The statistics are sickening. The UN reports approximately 200 million girls in the world today are ‘missing’. India and China are said to eliminate more female infants than the number of girls born in the US each year. Lianyungang in China has the worst infant gender ratio on record with 163 boys born for every 100 girls. Taiwan, South Korea and Pakistan are also countries in which unwanted female babies are aborted, killed or abandoned.
Take a look at the movie trailer:
For more information about the film, visit here
So what’s the solution?
Simply changing the laws won’t work. Dowries were banned in India decades ago but are still pervasive. They make women ‘expensive’ in the long run as their families must pay their future husbands. And alleviating poverty (were it so easy) isn’t a fix-all. Data shows the killing of baby girls and aborting female foetuses happens across the socio-economic divide.
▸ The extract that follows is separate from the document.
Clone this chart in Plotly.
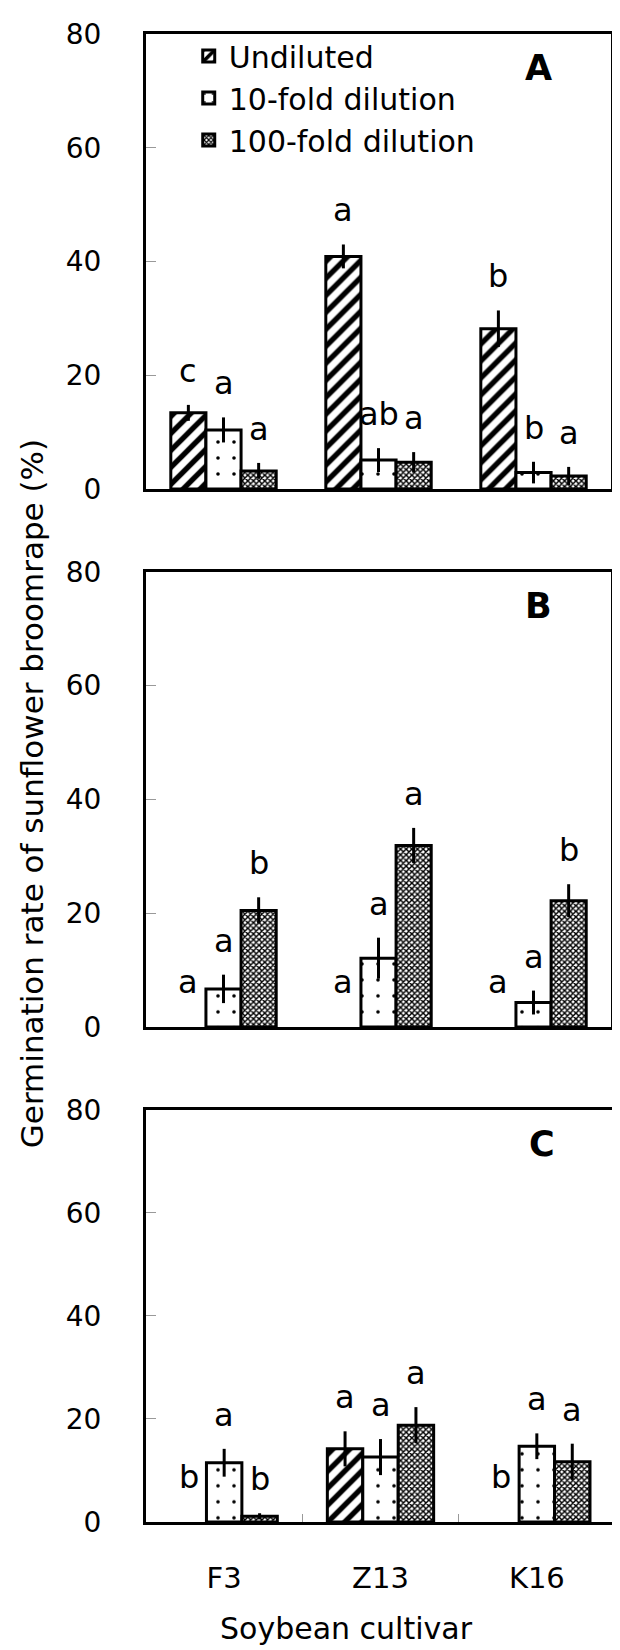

Indeed, abortions are more common among the wealthier who can afford the ultrasound technology to reveal the sex of the child before birth. Education helps, of course, but only so much.
In China the problem is exacerbated by the One Child Policy which placed even more stress on a society based in Confucianism which saw male children, especially firstborns, as vital to the culture and economy. When families only had one shot at having a boy, infanticide of girls increased dramatically.
Part of the problem is that women in these countries are still very much considered to be an economic liability. Especially when dowries are taken into consideration.
According to the Ministry of Women and Child Development’s Child Right Handbook, there is a common myth in India that daughters don’t benefit their families.
“Bringing up a girl child is like watering a neighbour’s garden,” the handbook states. “You raise them up, protect them all through and also plan for their marriage and dowry till they are ﬁnally gone.”
So even public education campaigns are framed around offsetting the liabilities of the woman by explaining how beneficial they may be in a modern economy.
So even in trying to limit the damage of femicide, women are reduced to an economic unit.
“[A] Mumbai doctor says that increasing women’s status is the only way to stop sex-selective abortion in India.
“No amount of education, rules and punishment can stop female feticide,” he says. “It will stop only when the status of girls and women will be raised high in our society. In fact, her status should be more than that of the men. Only this will bring about a vigorous change.”
Advocates say they hope that the country that worships many goddesses will one day begin to desire daughters, too.”